Laudadio, ripartire dai margini e riprendersi il destino

Una melodia dolce e vagamente malinconica su un ritmo che ha il sapore dell’improvvisazione. Ecco cosa è “Preludio a un bacio” di Tony Laudadio. Il protagonista è Emanuele, un senzatetto, sassofonista fallito, che prova a risalire la china dopo un’aggressione

Immaginate la scena: decine di libri. Una copertina rubino vi incuriosisce. La vaga promessa del titolo, Preludio a un bacio (217 pagine, 17 euro), vi ispira. L’indice su cui buttate l’occhio, una vera e propria scaletta di 15 brani, uno per capitolo, suona come un imperativo all’ascolto. Una frase tira l’altra e in men che non si dica Emanuele, il senzatetto dell’ultimo romanzo di Tony Laudadio, pubblicato da NN editore, è già un vecchio amico. Prevedete come finirà: rincaserete insieme e voi passerete l’intera notte ad ascoltarlo, pendendo dal suo racconto.

La semplicità nell’imbastire una trama

Tony Laudadio nell’ambito delle due carriere – è attore e musicista – dà prova costante di possedere le credenziali per “tenere” dal palco il pubblico. Con questo quarto romanzo, il secondo pubblicato dalla casa editrice milanese, conferma che non scarseggia a competenze neppure nei panni di scrittore.
«Sto qui e suono, come ho sempre fatto, e continuo a disquisire con me stesso.
Poi, all’improvviso, un dolore forte, fortissimo, alla testa.
Subito dopo, il nulla».
Sa bene, ad esempio, Laudadio che calando il sipario su una simile battuta, al termine dell’intro, otterrà l’effetto di legare il lettore, curioso ormai solo di procedere oltre quel nulla, alla poltrona.
Sa anche che la semplicità nell’imbastire una trama può essere la chiave per conferirle una insospettabile forza; che minimale è diverso da misero e volendo puntare il riflettore sulle emozioni, in scena ci vanno pochi elementi.

Un monologo che armonizza tragico e comico

Sa, infine, che un monologo lungo più di duecento pagine perché funzioni deve giocare armonizzando le note tragiche, comiche e ironiche della vita in modo da tradurre la storia in una melodia dolce e vagamente malinconica su un ritmo, come nel jazz, che abbia il sapore dell’improvvisazione.
Il suo Emanuele, voce narrante, è un barbone, sassofonista fallito, apaticamente risucchiato nelle sabbie mobili di una esistenza ai margini. Dopo essere finito in ospedale per un’aggressione, grazie all’affetto e allo sprone di Maria, una giovane amica che lo ospita durante la convalescenza, riprende in mano il proprio destino e tenta di risalire la china.
“Ed eccomi qua. I miracoli accadono: ritrovare un antico amore, avere una casa, un impegno professionale. Stasera suonerò davanti a un pubblico pagante, cenerò bene. Tutto si sta ricomponendo”.
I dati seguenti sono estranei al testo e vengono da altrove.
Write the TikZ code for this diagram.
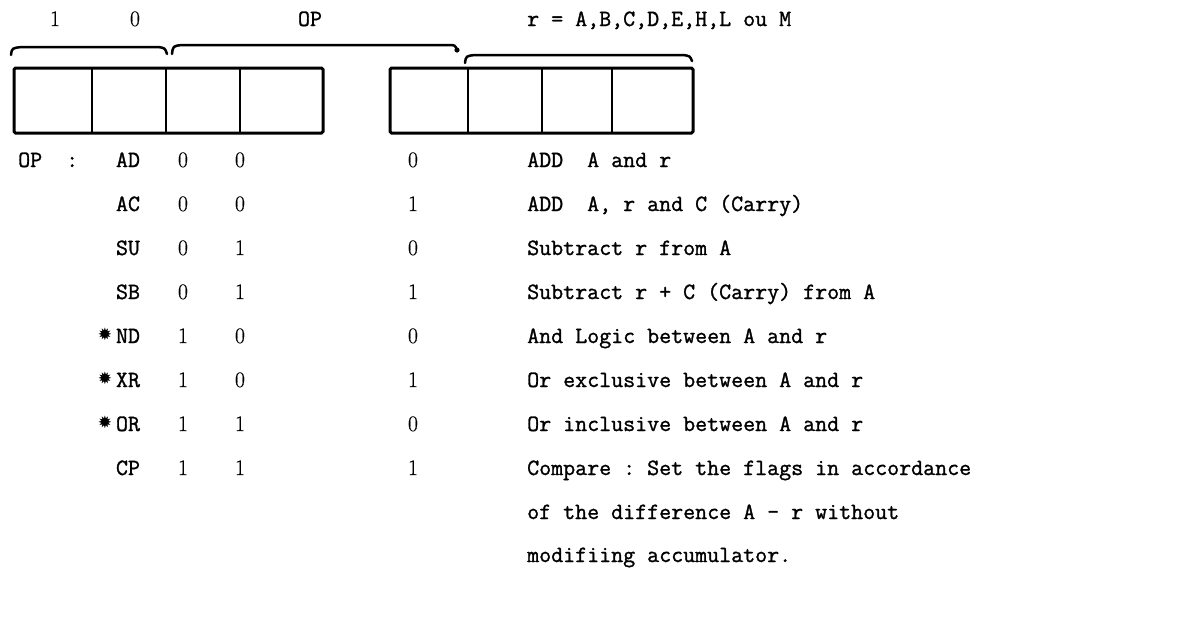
\documentclass[tikz,border=0pt]{standalone}
\usepackage{fontspec}
\setmonofont[FakeBold=1.2]{Latin Modern Mono}
\newfontfamily\digfont[FakeBold=0.6]{Latin Modern Roman}
\newfontfamily\starfont{DejaVu Sans}
\begin{document}
\begin{tikzpicture}[x=1pt,y=-1pt,
  txt/.style={font=\ttfamily\fontsize{23.3}{28}\selectfont, inner sep=0pt},
  dig/.style={font=\digfont\fontsize{22}{26}\selectfont, inner sep=0pt, anchor=base},
  outerbox/.style={line width=3pt, rounded corners=1.5pt},
  divider/.style={line width=2pt},
  bracepath/.style={line width=2.5pt, line cap=round}]
\useasboundingbox (0,0) rectangle (1186,633);
% register boxes
\draw[outerbox] (14,68) rectangle (323,133);
\foreach \x in {92,166,240} \draw[divider] (\x,68) -- (\x,133);
\draw[outerbox] (390,68) rectangle (693,133);
\foreach \x in {468,542,612} \draw[divider] (\x,68) -- (\x,133);
% braces
\draw[bracepath] (11,55) .. controls (12,48) .. (22,47) -- (158,47) .. controls (165,48) .. (167,54);
\draw[bracepath] (172,54) .. controls (173,46) .. (182,45) -- (448,45) .. controls (455,45) .. (457,50);
\fill (457,50) circle (2.6);
\draw[bracepath] (465,63) .. controls (466,56) .. (475,55) -- (683,55) .. controls (690,56) .. (692,61);
% top labels
\node[dig] (t1) at (55,26) {1};
\node[dig] (t0) at (135,26) {0};
\node[txt, anchor=base] (top) at (310,26) {OP};
\node[txt, anchor=base west] (tr) at (527,26) {r = A,B,C,D,E,H,L ou M};
% table
\node[txt, anchor=base west] (oplbl) at (18,167) {OP\ \ :};
\foreach \y/\code/\a/\b/\c/\desc/\st [count=\i] in {
  160/AD/0/0/0/{ADD\ \ A and r}/0,
  204/AC/0/0/1/{ADD\ \ A, r and C (Carry)}/0,
  248/SU/0/1/0/{Subtract r from A}/0,
  292/SB/0/1/1/{Subtract r + C (Carry) from A}/0,
  336/ND/1/0/0/{And Logic between A and r}/1,
  380/XR/1/0/1/{Or exclusive between A and r}/1,
  424/OR/1/1/0/{Or inclusive between A and r}/1,
  468/CP/1/1/1/{Compare : Set the flags in accordance}/0}{
  \node[txt, anchor=base] (code\i) at (128,\y+7) {\code};
  \node[dig] (a\i) at (183,\y+7) {\a};
  \node[dig] (b\i) at (240,\y+7) {\b};
  \node[dig] (c\i) at (413,\y+7) {\c};
  \node[txt, anchor=base west] (d\i) at (527,\y+7) {\desc};
  \ifnum\st=1
    \node[inner sep=0pt, font=\starfont\fontsize{17}{17}\selectfont] (s\i) at (105,\y-2) {✹};
  \fi
}
\node[txt, anchor=base west] (d9) at (527,519) {of the difference A - r without};
\node[txt, anchor=base west] (d10) at (527,562) {modifiing accumulator.};
\end{tikzpicture}
\end{document}
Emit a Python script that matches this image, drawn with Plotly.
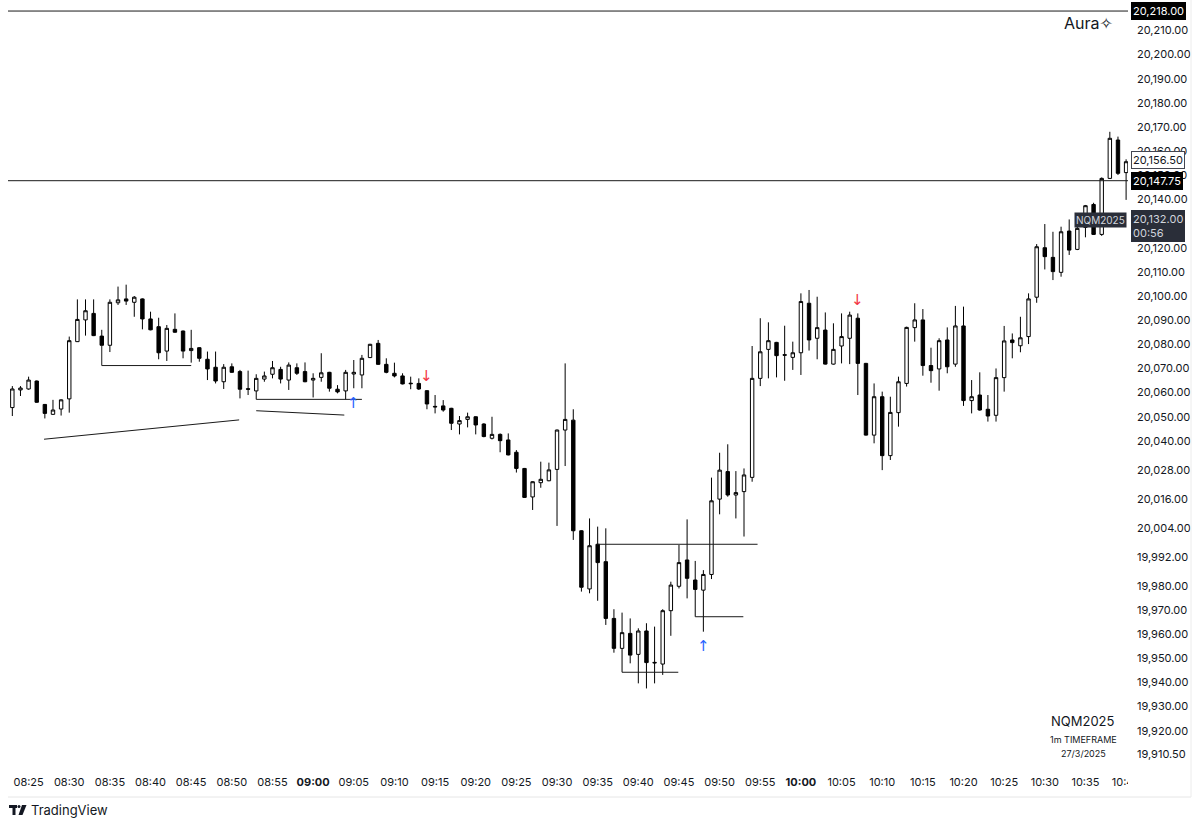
import plotly.graph_objects as go
import pandas as pd

# ---------------- data (1-minute NQM2025 candles, 27/3/2025) ----------------
start_time = "2025-03-27 08:23"
opens = [20053.8, 20061.1, 20061.5, 20064.8, 20055.1, 20051.0, 20053.2, 20057.4, 20081.1, 20090.1,
         20092.8, 20083.4, 20079.6, 20097.2, 20098.8, 20097.4, 20098.8, 20090.5, 20087.3, 20077.2,
         20086.2, 20085.5, 20077.4, 20078.6, 20073.8, 20070.5, 20064.5, 20070.7, 20068.7, 20061.6,
         20060.7, 20065.6, 20067.6, 20069.6, 20065.2, 20070.3, 20068.7, 20065.2, 20066.3, 20068.4,
         20061.4, 20060.7, 20067.7, 20067.3, 20074.5, 20080.4, 20071.7, 20068.0, 20066.9, 20063.9,
         20063.8, 20060.8, 20054.3, 20054.5, 20053.5, 20047.0, 20048.9, 20050.0, 20047.0, 20041.1,
         20042.7, 20040.4, 20035.3, 20028.6, 20016.8, 20022.7, 20023.5, 20028.2, 20044.5, 20048.6,
         20002.8, 19978.7, 19997.2, 19990.0, 19966.5, 19954.1, 19960.3, 19951.6, 19961.3, 19948.3,
         19947.6, 19969.7, 19979.8, 19990.7, 19982.4, 19978.2, 19984.7, 20015.9, 20027.3, 20017.6,
         20019.0, 20024.9, 20065.9, 20077.9, 20080.8, 20075.7, 20074.6, 20076.5, 20097.0, 20082.5,
         20085.9, 20071.8, 20079.3, 20082.5, 20090.8, 20072.1, 20042.4, 20058.3, 20033.9, 20051.7,
         20063.8, 20086.9, 20090.1, 20071.2, 20069.8, 20081.8, 20071.8, 20087.6, 20056.7, 20059.0,
         20053.1, 20050.6, 20066.2, 20081.8, 20079.4, 20083.2, 20099.5, 20120.0, 20116.0, 20109.8,
         20126.9, 20119.3, 20128.4, 20137.9, 20125.5, 20148.7, 20164.6, 20151.1]
highs = [20062.7, 20062.7, 20066.6, 20065.0, 20055.3, 20057.0, 20057.2, 20083.2, 20098.6, 20098.6,
         20098.6, 20086.0, 20098.6, 20103.9, 20104.7, 20100.0, 20099.0, 20093.5, 20091.0, 20088.0,
         20092.8, 20085.7, 20086.0, 20078.8, 20077.0, 20077.0, 20071.8, 20072.1, 20069.4, 20069.1,
         20067.6, 20068.7, 20073.1, 20070.7, 20072.5, 20072.1, 20072.5, 20068.0, 20076.3, 20068.6,
         20063.1, 20069.4, 20073.5, 20075.6, 20080.2, 20081.8, 20074.2, 20072.4, 20068.0, 20066.6,
         20065.9, 20061.0, 20059.0, 20056.9, 20053.7, 20050.3, 20051.7, 20050.2, 20047.3, 20050.0,
         20043.1, 20043.1, 20036.2, 20028.8, 20023.3, 20031.4, 20031.0, 20044.7, 20072.1, 20053.1,
         20003.0, 20007.9, 20004.5, 20003.8, 19970.3, 19968.9, 19966.5, 19962.4, 19964.5, 19963.1,
         19970.3, 19981.7, 19996.9, 20007.5, 19990.3, 19986.5, 20024.8, 20035.1, 20038.6, 20027.5,
         20028.6, 20079.3, 20090.8, 20089.1, 20081.0, 20087.7, 20081.1, 20101.1, 20102.5, 20099.7,
         20093.2, 20088.7, 20092.8, 20093.5, 20092.8, 20072.3, 20063.8, 20060.4, 20058.3, 20066.6,
         20087.3, 20097.0, 20094.6, 20078.6, 20082.5, 20087.0, 20095.9, 20095.6, 20065.2, 20068.4,
         20059.0, 20070.0, 20087.6, 20084.5, 20091.4, 20101.1, 20121.5, 20129.8, 20126.6, 20128.7,
         20131.7, 20132.2, 20137.7, 20138.6, 20149.1, 20168.0, 20166.0, 20156.6]
lows = [20050.3, 20058.6, 20061.2, 20055.8, 20049.3, 20050.8, 20050.5, 20051.7, 20081.0, 20083.6,
        20083.4, 20079.4, 20076.8, 20096.3, 20096.3, 20091.4, 20086.2, 20085.8, 20073.8, 20073.1,
        20084.8, 20074.2, 20072.4, 20072.8, 20065.2, 20063.8, 20061.5, 20068.2, 20057.6, 20059.0,
        20057.2, 20064.5, 20065.9, 20063.8, 20061.1, 20067.3, 20064.3, 20058.0, 20064.5, 20060.4,
        20059.7, 20057.2, 20061.8, 20061.8, 20074.3, 20071.5, 20068.0, 20066.3, 20063.4, 20061.4,
        20061.1, 20053.1, 20051.4, 20052.1, 20044.5, 20042.7, 20045.6, 20042.7, 20041.5, 20040.6,
        20035.3, 20034.0, 20026.9, 20016.4, 20011.4, 20020.6, 20023.3, 20004.8, 20029.6, 19999.0,
        19977.6, 19976.9, 19973.8, 19963.8, 19952.3, 19944.2, 19947.9, 19939.6, 19937.5, 19939.6,
        19943.1, 19959.3, 19978.9, 19974.8, 19967.2, 19961.0, 19982.8, 20009.6, 20016.9, 20007.9,
        20000.4, 20023.1, 20062.7, 20065.9, 20066.3, 20064.9, 20069.4, 20067.3, 20077.4, 20073.8,
        20071.6, 20071.6, 20072.1, 20071.8, 20059.0, 20042.2, 20039.0, 20027.9, 20032.1, 20045.9,
        20062.5, 20081.1, 20067.0, 20064.1, 20060.8, 20068.0, 20070.7, 20054.5, 20051.4, 20052.5,
        20048.0, 20048.0, 20060.4, 20074.2, 20076.7, 20080.1, 20097.2, 20111.0, 20106.6, 20108.0,
        20117.0, 20119.0, 20124.3, 20125.3, 20124.9, 20148.5, 20150.1, 20139.8]
closes = [20061.5, 20061.9, 20065.2, 20056.0, 20051.4, 20052.8, 20057.0, 20081.5, 20090.3, 20093.9,
          20083.6, 20079.6, 20097.4, 20098.4, 20097.9, 20099.5, 20090.5, 20086.0, 20076.5, 20086.6,
          20085.0, 20077.2, 20078.3, 20074.2, 20069.8, 20064.8, 20070.5, 20068.4, 20061.4, 20061.4,
          20065.9, 20066.9, 20070.3, 20065.6, 20071.4, 20068.0, 20064.5, 20065.9, 20068.2, 20061.8,
          20060.3, 20068.4, 20068.4, 20074.2, 20080.0, 20071.7, 20068.4, 20066.9, 20063.6, 20063.7,
          20061.5, 20055.3, 20054.1, 20052.8, 20047.3, 20048.4, 20050.0, 20046.6, 20041.8, 20042.7,
          20040.1, 20034.2, 20028.6, 20016.6, 20023.1, 20024.1, 20028.0, 20044.5, 20048.9, 20002.8,
          19979.4, 19996.6, 19989.6, 19966.5, 19954.1, 19960.6, 19951.3, 19961.3, 19948.2, 19948.1,
          19969.7, 19980.3, 19989.6, 19983.1, 19978.5, 19984.7, 20015.2, 20027.9, 20017.6, 20018.6,
          20025.9, 20065.9, 20076.9, 20081.5, 20075.3, 20075.5, 20076.5, 20097.7, 20081.8, 20086.9,
          20071.8, 20077.9, 20083.2, 20092.1, 20072.1, 20042.4, 20058.3, 20033.9, 20051.8, 20064.5,
          20087.0, 20090.1, 20071.2, 20069.1, 20081.5, 20070.7, 20087.6, 20056.7, 20058.3, 20052.8,
          20050.3, 20066.2, 20081.4, 20080.7, 20082.7, 20098.8, 20120.4, 20116.3, 20110.1, 20126.6,
          20119.0, 20128.0, 20137.4, 20125.5, 20148.7, 20165.3, 20150.8, 20155.6]

times = pd.date_range(start_time, periods=len(opens), freq="1min")

# price-axis ticks (as printed by TradingView)
price_ticks = [20220, 20210, 20200, 20190, 20180, 20170, 20160, 20150, 20140, 20120,
               20110, 20100, 20090, 20080, 20070, 20060, 20050, 20040, 20028, 20016, 20004,
               19992, 19980, 19970, 19960, 19950, 19940, 19930, 19920, 19910.5]
time_ticks = ["08:25", "08:30", "08:35", "08:40", "08:45", "08:50", "08:55", "09:00", "09:05",
              "09:10", "09:15", "09:20", "09:25", "09:30", "09:35", "09:40", "09:45", "09:50",
              "09:55", "10:00", "10:05", "10:10", "10:15", "10:20", "10:25", "10:30", "10:35", "10:40"]
bold_ticks = ["09:00", "10:00"]

# horizontal price levels drawn across the chart
level_lines = [20218.00, 20147.75]
# price labels on the axis: (price, text, background, text colour, border)
axis_labels = [
    (20218.00, "20,218.00", "#000000", "#ffffff", "#000000"),
    (20156.50, "20,156.50", "#ffffff", "#131722", "#434651"),
    (20147.75, "20,147.75", "#000000", "#ffffff", "#000000"),
]
current_price = 20132.00
countdown = "00:56"
symbol = "NQM2025"

# hand-drawn lines: (start time, start price, end time, end price)
drawings = [
    ("08:34", 20079.6, "08:34", 20071.2),
    ("08:34", 20071.2, "08:45", 20071.2),
    ("08:26:54", 20040.7, "08:50:54", 20048.7),
    ("08:53", 20052.5, "09:03:50", 20050.7),
    ("08:53", 20057.2, "09:06", 20057.2),
    ("09:35", 19997.2, "09:54:40", 19997.2),
    ("09:38", 19944.2, "09:44:55", 19944.2),
    ("09:47", 19967.2, "09:52:55", 19967.2),
]
# signal arrows: (time, price, symbol, colour)
arrows = [
    ("09:05", 20055.5, "↑", "#2962ff"),
    ("09:14", 20067.0, "↓", "#f23645"),
    ("09:48", 19955.0, "↑", "#2962ff"),
    ("10:07", 20098.5, "↓", "#f23645"),
]

DAY = "2025-03-27 "
FONT = "Inter, Roboto, 'DejaVu Sans', sans-serif"
TXT = "#131722"

# plot area geometry in pixels
W, H = 1200, 826
L, R, T, B = 8, 72, 0, 56
PW, PH = W - L - R, H - T - B


def px(xp):
    return (xp - L) / PW


def py(yp):
    return (T + PH - yp) / PH


fig = go.Figure()
fig.add_trace(go.Candlestick(
    x=times, open=opens, high=highs, low=lows, close=closes,
    increasing=dict(line=dict(color="#000000", width=1), fillcolor="#ffffff"),
    decreasing=dict(line=dict(color="#000000", width=1), fillcolor="#000000"),
    whiskerwidth=0, hoverinfo="skip", showlegend=False,
))

shapes = []
for lv in level_lines:
    shapes.append(dict(type="line", xref="paper", yref="y", x0=0, x1=1, y0=lv, y1=lv,
                       line=dict(color="#1a1a1a", width=1)))
for t0, p0, t1, p1 in drawings:
    shapes.append(dict(type="line", xref="x", yref="y", x0=DAY + t0, y0=p0, x1=DAY + t1, y1=p1,
                       line=dict(color="#1a1a1a", width=1)))

# cover for clipped time labels under the price scale
shapes.append(dict(type="rect", xref="paper", yref="paper", x0=1, x1=px(1199), y0=py(800), y1=py(771),
                   fillcolor="#ffffff", line=dict(width=0), layer="above"))
# widget frame lines
shapes.append(dict(type="line", xref="paper", yref="paper", x0=0, x1=px(1191), y0=py(797), y1=py(797),
                   line=dict(color="#e6e6e6", width=1), layer="above"))
shapes.append(dict(type="line", xref="paper", yref="paper", x0=px(1191), x1=px(1191), y0=py(797), y1=py(0),
                   line=dict(color="#ececec", width=1), layer="above"))
# TradingView logo mark
shapes += [
    dict(type="rect", xref="paper", yref="paper", x0=px(9), x1=px(17), y0=py(808), y1=py(805),
         fillcolor=TXT, line=dict(width=0)),
    dict(type="rect", xref="paper", yref="paper", x0=px(12.5), x1=px(15.5), y0=py(815), y1=py(805),
         fillcolor=TXT, line=dict(width=0)),
    dict(type="circle", xref="paper", yref="paper", x0=px(17.5), x1=px(20.5), y0=py(808), y1=py(805),
         fillcolor=TXT, line=dict(width=0)),
    dict(type="path", xref="paper", yref="paper",
         path=f"M {px(22)} {py(805)} L {px(26.5)} {py(805)} L {px(22.5)} {py(815)} L {px(18.5)} {py(815)} Z",
         fillcolor=TXT, line=dict(width=0)),
]

ann = []
for p, txt, bg, fg, bd in axis_labels:
    ann.append(dict(xref="paper", yref="y", x=1, y=p, xanchor="left", yanchor="middle", xshift=3,
                    text=txt, showarrow=False, bgcolor=bg, bordercolor=bd, borderwidth=1, borderpad=1,
                    font=dict(family=FONT, size=11, color=fg)))
ann.append(dict(xref="paper", yref="y", x=1, y=current_price, xanchor="left", yanchor="top", xshift=3,
                yshift=9, text=f"{current_price:,.2f}<br>{countdown}", align="left", showarrow=False,
                bgcolor="#2a2e39", bordercolor="#2a2e39", borderwidth=1, borderpad=1,
                font=dict(family=FONT, size=11, color="#d1d4dc")))
ann.append(dict(xref="paper", yref="y", x=1, y=current_price, xanchor="right", yanchor="middle", xshift=-1,
                yshift=-1, text=symbol, showarrow=False, bgcolor="#2a2e39", borderpad=1,
                font=dict(family=FONT, size=10, color="#d1d4dc")))
for t, p, s, c in arrows:
    ann.append(dict(xref="x", yref="y", x=DAY + t, y=p, text=s, showarrow=False,
                    xanchor="center", yanchor="middle",
                    font=dict(family="DejaVu Sans, sans-serif", size=15, color=c)))
ann += [
    dict(xref="paper", yref="paper", x=px(1088), y=py(23), text="Aura✧", showarrow=False,
         xanchor="center", yanchor="middle", font=dict(family=FONT, size=16, color=TXT)),
    dict(xref="paper", yref="paper", x=px(1083), y=py(721), text=symbol, showarrow=False,
         xanchor="center", yanchor="middle", font=dict(family=FONT, size=13, color=TXT)),
    dict(xref="paper", yref="paper", x=px(1083), y=py(739), text="1m TIMEFRAME", showarrow=False,
         xanchor="center", yanchor="middle", font=dict(family=FONT, size=9, color=TXT)),
    dict(xref="paper", yref="paper", x=px(1083), y=py(753), text="27/3/2025", showarrow=False,
         xanchor="center", yanchor="middle", font=dict(family=FONT, size=9, color=TXT)),
    dict(xref="paper", yref="paper", x=px(29), y=py(810), xanchor="left", yanchor="middle",
         text="TradingView", showarrow=False, font=dict(family=FONT, size=13, color=TXT)),
]

fig.update_layout(
    width=W, height=H, margin=dict(l=L, r=R, t=T, b=B),
    paper_bgcolor="#ffffff", plot_bgcolor="#ffffff",
    boxgap=0.4, showlegend=False, hovermode=False,
    shapes=shapes, annotations=ann,
    font=dict(family=FONT, size=11, color=TXT),
)
fig.update_xaxes(
    type="date", range=[DAY + "08:22:28", DAY + "10:40:14"], rangeslider=dict(visible=False),
    tickvals=[DAY + t for t in time_ticks],
    ticktext=[f"<b>{t}</b>" if t in bold_ticks else t for t in time_ticks],
    showgrid=False, zeroline=False, showline=False, ticks="", ticklabelstandoff=4,
    tickfont=dict(family=FONT, size=11, color=TXT),
)
fig.update_yaxes(
    side="right", range=[19903.73, 20222.57], tickvals=price_ticks,
    ticktext=[f"{v:,.2f}" for v in price_ticks],
    showgrid=False, zeroline=False, showline=False, ticks="", ticklabelstandoff=8,
    tickfont=dict(family=FONT, size=11, color=TXT),
)

fig.write_html("out.html", config={"displayModeBar": False},
               post_script="document.body.style.margin='0px';document.body.style.overflow='hidden';")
La sorella stronza della musica?

Cos’altro, oltre al sassofono, Laudadio avrà prestato di sé a Emanuele? La sua Caserta, con «la linea retta del corso(…) che porta dritta al monumento ai caduti, un arco in marmo bianco»? Il sarcasmo e il disincanto? La leggerezza, nel senso calviniano, diversa dalla superficialità? Il modo di pensare e vivere il rapporto con un figlio? La socievolezza di chi riscopre l’altro? Cosa invece avrà inventato di sana pianta, cucito su misura per lui?
Amene curiosità di un lettore che si sente, tuttavia, di contestare a Tony Laudadio l’idea che «La parola è la sorella stronza della musica» che «ti convince a fidarti di lei mentre parli, e dopo ti accorgi di aver fatto un disastro». Se pure fosse vero, Preludio a un bacio rappresenta un’eccezione. Non contiene una sola frase che abbia tradito la creatività dell’autore.